As I have already finished and tested the probe while writing this, I have tried to apply such a gentle pressure so as to NOT make the TTL signal flip. It is hard to do, which means that it is a very sensitive sensor!
My implementation will flip the TTL output from high to low when the input surpasses 50mV. It will flip the TTL output from low to high when the input goes below 0V.
Below schematics show:
Terminal T1: 5V supply voltage for the OpAmp
Terminal T2: The TTL output (0V or 5V) that can be directly connected with a µC
Terminal T3: The analog input from the piezo element
Terminal T4: GND
It consists of the following components:
Inverting Schmitt trigger (U1, R1, R2)
I chose an easily available OpAmp LM358N. I chose the inverting configuration to completely isolate input from output. I chose R1 and R2 such that the input threshold voltage would be approx. 50 mV (a very light touch of the probe generates this easily). The threshold voltage is simply the voltage between the voltage divider R1 and R2. I chose R1 = 5k4 and R2 = 55.

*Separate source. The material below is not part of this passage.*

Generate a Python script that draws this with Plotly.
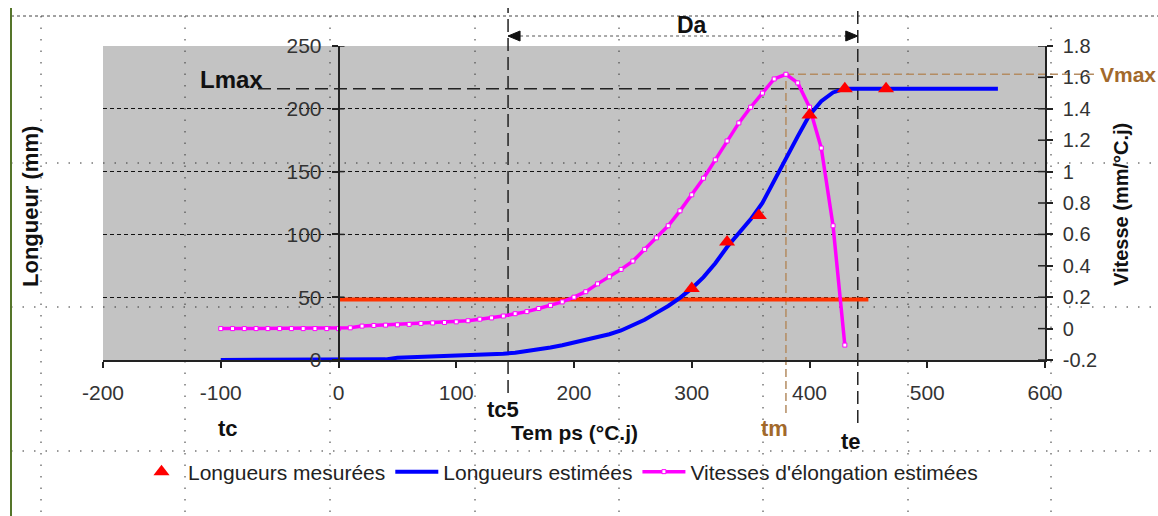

V_threshold = Vcc * R2 / (R1 + R2) = 5 * 55 / (5k4 + 55) = 50 mV
Pulldown resistor (R3)
The negative input of the OpAmp and the piezo element on T3 are very high impedance and would float if not pulled down. In addition, the real OpAmp leaks a bit of charge into this terminal, bringing it up to 60mV which is even above the switching threshold. To bring the voltage much closer to 0V, I added a rather strong pull-down resistor R3 = 87k. The piezo has no problems with this load.
Low-pass filter (R4, C4)
In my wiring, T3 will be connected to a long line subject to interference. R4 together with C4 form a simple low-pass filter which a time constant t = 0.24 µs , which is shorter than what will be expected from the signal of the piezo element.
LED (R5, D1)
The LED and its limiting resistor R5 = 480 Ohms (for approx 10mA) is just there for immediate optical feedback.
Implementation on a development board
Above schematic can be transferred into the following equivalent simple development wiring layout (C4 is labelled C1):
The resistors and capacitors can be easily exchanged for trial-and-error fine-tuning:
Verification using an oscilloscope
The following probes were connected:
Yellow: The input of the piezo element before low-pass filter
Blue: The input of the piezo element after low-pass filter
Pink: The output of the circuit
Input voltage without pull down resistor (yellow graph). The OpAmp is leaking some charge into the input terminal, causing the input voltage to raise to about 60mV. Connecting a pull down resistor will rectify this.
Input with pull-down resistor applied. Input voltage is now down to less than 5mV.
Touching the piezo probe increases voltage on the input. At 50mV, the output switches to LOW.
A faster, oscillating signal. When going over 50mV, the output switches to LOW. When going below 0V, the output switches back to HIGH.
An even faster oscillating signal (I hit the probe holder with a screwdriver). The behaviour is as expected.